Now that the stress is gone, I bet I am going to see other changes in her behavior: I’ll see her return to her usual activity levels, want to meet new people, and cruise through crowded spaces with the swagger of a Golden.
Humans complete stress cycles, too

One of my favorite ways of completing my own stress cycles is playful exercise as well: it’s roughhousing with my dogs. Watching 20-something canine kilos barrell towards you, bracing for the impact, and catching them on a bite sleeve is exhilarating. It requires coordination and concentration. It makes me feel strong. I trust, and I am being trusted. Play-fighting within the rules of the game we established is my perfect stress release: I am completely immersed in this activity. I exist in the current moment in a way I rarely do otherwise. I am moving my body and engaging my muscles in a controlled manner. And I am playing with my dog. Give me a 5-10 minutes of this, and life will be better – at least for the next couple hours. The good thing is that I can go right back for another round if needed!

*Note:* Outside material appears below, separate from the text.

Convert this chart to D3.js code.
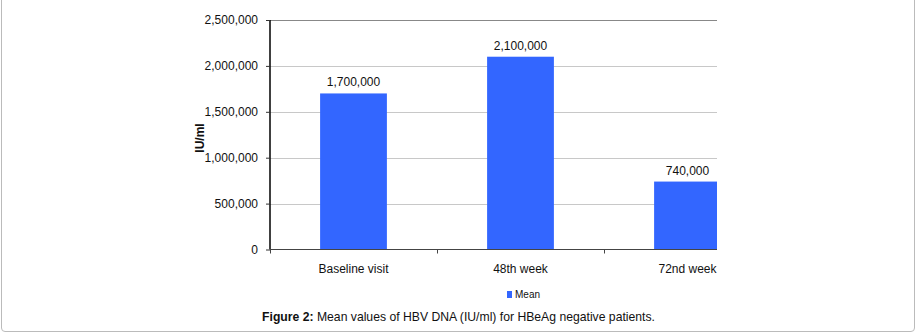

The good news, and the bad news
The bad news: life is stressful. Empty out your bucket, and it’s starting to fill again right away: navigating maskless crowds in supermarkets in a COVID world, being late, the Internet is down, and you’re out of coffee … It’s the little things as well as the big ones, and they just keep coming. All of these are stressors. They are conspiring to turn on the faucets that will continue spitting stress-related neurochemicals into our buckets (the stre-ss).

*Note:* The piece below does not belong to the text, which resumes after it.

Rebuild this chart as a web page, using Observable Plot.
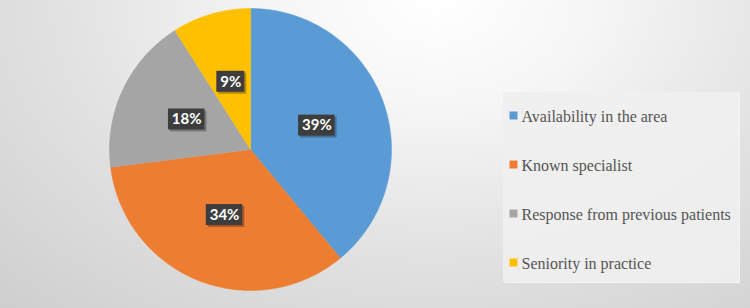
<!DOCTYPE html>
<html>
<head>
<meta charset="utf-8">
<script src="https://cdn.jsdelivr.net/npm/d3@7"></script>
<script src="https://cdn.jsdelivr.net/npm/@observablehq/plot@0.6"></script>
<style>
  html, body { margin: 0; padding: 0; }
  #chart {
    position: relative; width: 750px; height: 308px; overflow: hidden;
    background: radial-gradient(ellipse 620px 420px at 58% 0%, #ffffff 0%, #f6f6f6 25%, #e2e2e2 60%, #cfcfcf 100%);
  }
  #chart svg { position: absolute; }
  #chart svg.pie { left: 0; top: 0; }
  #chart svg.key { left: 503px; top: 92px; box-shadow: 1px 1px 0 #f4f4f4; }
</style>
</head>
<body>
<div id="chart"></div>
<script>
const categories = ["Availability in the area", "Known specialist", "Response from previous patients", "Seniority in practice"];
const values = [39, 34, 18, 9];
const labels = ["39%", "34%", "18%", "9%"];
const colors = ["#5b9bd5", "#ed7d31", "#a5a5a5", "#ffc000"];

const data = categories.map((c, i) => ({cat: c, value: values[i], label: labels[i]}));
const arcs = d3.pie().sort(null).value(d => d.value)(data);

// polygon points for each slice (unit radius), angles clockwise from top
const pts = [];
for (const a of arcs) {
  pts.push({cat: a.data.cat, x: 0, y: 0});
  const n = Math.max(2, Math.ceil((a.endAngle - a.startAngle) / (Math.PI / 180)));
  for (let k = 0; k <= n; k++) {
    const t = a.startAngle + (a.endAngle - a.startAngle) * k / n;
    pts.push({cat: a.data.cat, x: Math.sin(t), y: Math.cos(t)});
  }
}

const R = 141; // px per unit
const lab = arcs.map(a => {
  const m = (a.startAngle + a.endAngle) / 2;
  const w = (11 + 8.5 * a.data.label.length) / 2 / R;
  const h = 10.5 / R;
  const x = 0.5 * Math.sin(m), y = 0.5 * Math.cos(m);
  return {label: a.data.label, x, y, x1: x - w, x2: x + w, y1: y - h, y2: y + h};
});

const pie = Plot.plot({
  className: "pie",
  width: 750, height: 308,
  marginLeft: 109, marginRight: 359, marginTop: 8, marginBottom: 18,
  x: {domain: [-1, 1], axis: null},
  y: {domain: [-1, 1], axis: null},
  color: {domain: categories, range: colors},
  style: {background: "transparent"},
  marks: [
    Plot.line(pts, {x: "x", y: "y", z: "cat", fill: "cat", stroke: "cat", strokeWidth: 0.5, curve: "linear-closed"}),
    Plot.rect(lab, {x1: "x1", x2: "x2", y1: "y1", y2: "y2", fill: "#000", fillOpacity: 0.28, dx: 2, dy: 2}),
    Plot.rect(lab, {x1: "x1", x2: "x2", y1: "y1", y2: "y2", fill: "#3d3d3d"}),
    Plot.text(lab, {x: "x", y: "y", text: "label", fill: "white", fontWeight: "bold", fontSize: 15, fontFamily: "Lato, 'Open Sans', sans-serif"})
  ]
});

const key = Plot.plot({
  className: "key",
  width: 236, height: 190,
  marginLeft: 0, marginRight: 0, marginTop: 23, marginBottom: 20,
  x: {axis: null},
  y: {type: "point", domain: categories, padding: 0, axis: null},
  color: {domain: categories, range: colors},
  style: {background: "rgba(240,240,240,0.9)"},
  marks: [
    Plot.dot(categories, {y: d => d, frameAnchor: "left", dx: 10, symbol: "square", r: 4.5, fill: d => d, stroke: null}),
    Plot.text(categories, {y: d => d, text: d => d, frameAnchor: "left", textAnchor: "start", dx: 18, dy: 1,
      fontSize: 16, fontFamily: "Liberation Serif", fill: "#555555"})
  ]
});

const host = document.getElementById("chart");
host.appendChild(pie);
host.appendChild(key);
</script>
</body>
</html>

But there’s good news, too: once we know how to, we can empty out our buckets anytime – even when the stress-ors are still ongoing. I can pick up a bite sleeve and play with my dog until I’m out of breath, and have forgotten everything about the things that aren’t going my way. I’ll feel better, and will be able to not worry about it – until the chemicals in my stress bucket reach a certain level again, and it’s time to empty out the bucket again.

Be your dog’s advocate
Unlike us, our dog’s can’t always choose when to empty their buckets. More often than not, the activities they get to engage in are up to us rather than up to them.

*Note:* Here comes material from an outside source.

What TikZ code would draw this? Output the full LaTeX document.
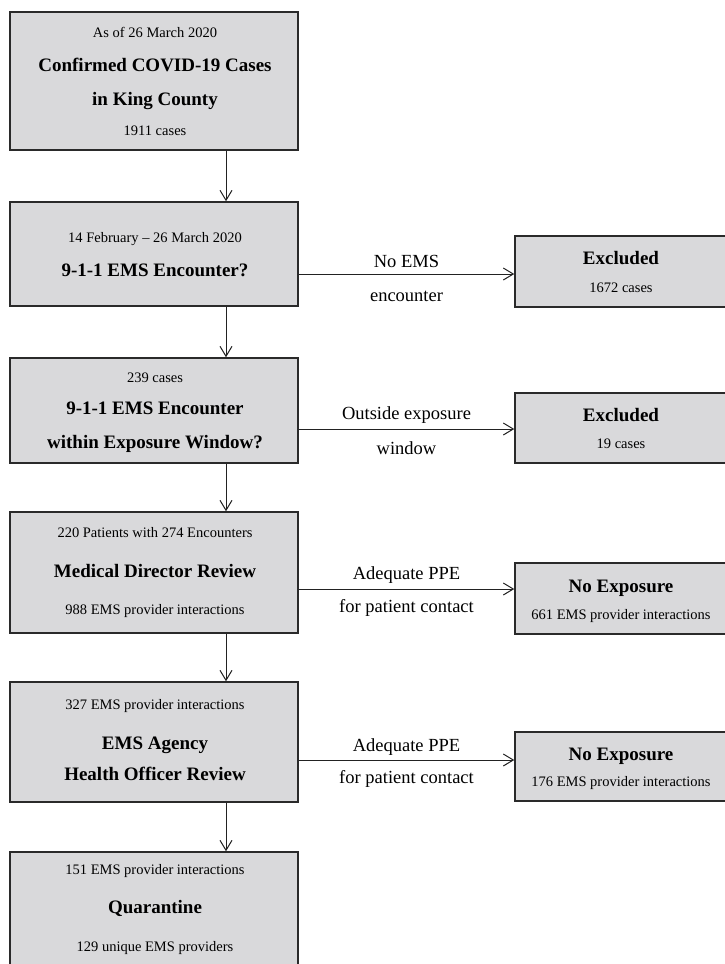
\documentclass[tikz,border=0pt]{standalone}
\usepackage{fontspec}
\setmainfont{Liberation Serif}
\usetikzlibrary{arrows.meta}
\definecolor{boxfill}{HTML}{D9D9DB}
\definecolor{boxline}{HTML}{2A2A2A}
\definecolor{arrline}{HTML}{222222}
\tikzset{
  box/.style={draw=boxline, fill=boxfill, line width=1.5pt, rectangle, inner sep=0pt},
  small/.style={font=\fontsize{14.5}{17}\selectfont, text height=13pt, text depth=3.5pt, inner sep=0pt, anchor=center},
  big/.style={font=\fontsize{19}{22}\selectfont\bfseries, text height=17pt, text depth=4.5pt, inner sep=0pt, anchor=center},
  lbl/.style={font=\fontsize{18.5}{22}\selectfont, text height=16.5pt, text depth=4.4pt, inner sep=0pt, anchor=center},
  arr/.style={draw=arrline, line width=1pt, -{Straight Barb[length=10pt,width=12pt,line width=1pt]}},
}
\begin{document}
\begin{tikzpicture}[x=1pt,y=-1pt]
\useasboundingbox (0,0) rectangle (724,964);
\fill[white] (0,0) rectangle (724,964);
% left boxes
\node[box, minimum width=288pt, minimum height=138pt] (b1) at (154,81) {};
\node[box, minimum width=288pt, minimum height=104pt] (b2) at (154,254) {};
\node[box, minimum width=288pt, minimum height=105pt] (b3) at (154,410.5) {};
\node[box, minimum width=288pt, minimum height=121pt] (b4) at (154,572.5) {};
\node[box, minimum width=288pt, minimum height=120pt] (b5) at (154,742) {};
\node[box, minimum width=288pt, minimum height=140pt] (b6) at (154,922) {};
% right boxes (right edge lies beyond the picture)
\node[box, minimum width=225pt, minimum height=71pt] (e1) at (627.5,271.5) {};
\node[box, minimum width=225pt, minimum height=70pt] (e2) at (627.5,428) {};
\node[box, minimum width=225pt, minimum height=71pt] (n1) at (627.5,598.5) {};
\node[box, minimum width=225pt, minimum height=69pt] (n2) at (627.5,766.5) {};
% texts box 1
\node[small] (t1a) at (155,33) {As of 26 March 2020};
\node[big] (t1b) at (155,65.5) {Confirmed COVID-19 Cases};
\node[big] (t1c) at (155,99) {in King County};
\node[small] (t1d) at (155,131) {1911 cases};
% box 2
\node[small] (t2a) at (155,238) {14 February -- 26 March 2020};
\node[big] (t2b) at (155,270) {9-1-1 EMS Encounter?};
% box 3
\node[small] (t3a) at (155,378) {239 cases};
\node[big] (t3b) at (155,408.5) {9-1-1 EMS Encounter};
\node[big] (t3c) at (155,442) {within Exposure Window?};
% box 4
\node[small] (t4a) at (155,533) {220 Patients with 274 Encounters};
\node[big] (t4b) at (155,571) {Medical Director Review};
\node[small] (t4c) at (155,610) {988 EMS provider interactions};
% box 5
\node[small] (t5a) at (155,705) {327 EMS provider interactions};
\node[big] (t5b) at (155,743) {EMS Agency};
\node[big] (t5c) at (155,774) {Health Officer Review};
% box 6
\node[small] (t6a) at (155,870) {151 EMS provider interactions};
\node[big] (t6b) at (155,907) {Quarantine};
\node[small] (t6c) at (155,947) {129 unique EMS providers};
% right texts
\node[big] (te1a) at (621,258) {Excluded};
\node[small] (te1b) at (621,288) {1672 cases};
\node[big] (te2a) at (621,415) {Excluded};
\node[small] (te2b) at (621,444) {19 cases};
\node[big] (tn1a) at (621,586) {No Exposure};
\node[small] (tn1b) at (621,615) {661 EMS provider interactions};
\node[big] (tn2a) at (621,754) {No Exposure};
\node[small] (tn2b) at (621,782) {176 EMS provider interactions};
% vertical connectors
\draw[arr] ([xshift=72pt]b1.south) -- ([xshift=72pt]b2.north);
\draw[arr] ([xshift=72pt]b2.south) -- ([xshift=72pt]b3.north);
\draw[arr] ([xshift=72pt]b3.south) -- ([xshift=72pt]b4.north);
\draw[arr] ([xshift=72pt]b4.south) -- ([xshift=72pt]b5.north);
\draw[arr] ([xshift=72pt]b5.south) -- ([xshift=72pt]b6.north);
% horizontal connectors
\draw[arr] ([yshift=-2.5pt]e1.west -| b2.east) -- node[lbl, yshift=13pt] (l1a) {No EMS} node[lbl, yshift=-21pt] (l1b) {encounter} ([yshift=-2.5pt]e1.west);
\draw[arr] ([yshift=-1pt]e2.west -| b3.east) -- node[lbl, yshift=16pt] (l2a) {Outside exposure} node[lbl, yshift=-19pt] (l2b) {window} ([yshift=-1pt]e2.west);
\draw[arr] ([yshift=9.5pt]n1.west -| b4.east) -- node[lbl, yshift=15.5pt] (l3a) {Adequate PPE} node[lbl, yshift=-17pt] (l3b) {for patient contact} ([yshift=9.5pt]n1.west);
\draw[arr] ([yshift=6.5pt]n2.west -| b5.east) -- node[lbl, yshift=15pt] (l4a) {Adequate PPE} node[lbl, yshift=-17pt] (l4b) {for patient contact} ([yshift=6.5pt]n2.west);
\end{tikzpicture}
\end{document}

Being aware of Game’s stress response is important because it helps me support her: I can set her up for success. For example, the other day, I met a friend in the crowded center, and we were going to walk up a hill. This is the kind of activity I’d usually bring Game on. Not last week: I knew that the stress of being around strangers would outweigh the benefits of moving her body on a leashed walk. I’ve also told a number of people who wanted to be introduced to her “No” over the last couple of days. Game is a dog who generally enjoys meeting new people – but not when she’s already running low on energy. She can’t speak for herself, so it’s up to me to be her advocate.
How about *your* dog?
What clusters of behavior does distress track for your dog? How do you support them when external stressors lower their threshold, and how do you help them complete the stress cycle? Also: how about yourself?
Below: an excerpt of Game’s stress-release fun, and one of our favorite road trip songs: “Lift your / head up …”
PS: Today, as I hit “publish” on this post, it’s more than 5 weeks post surgery. Game is doing great – especially since she’s finally allowed to play tug, and fetch hard balls again!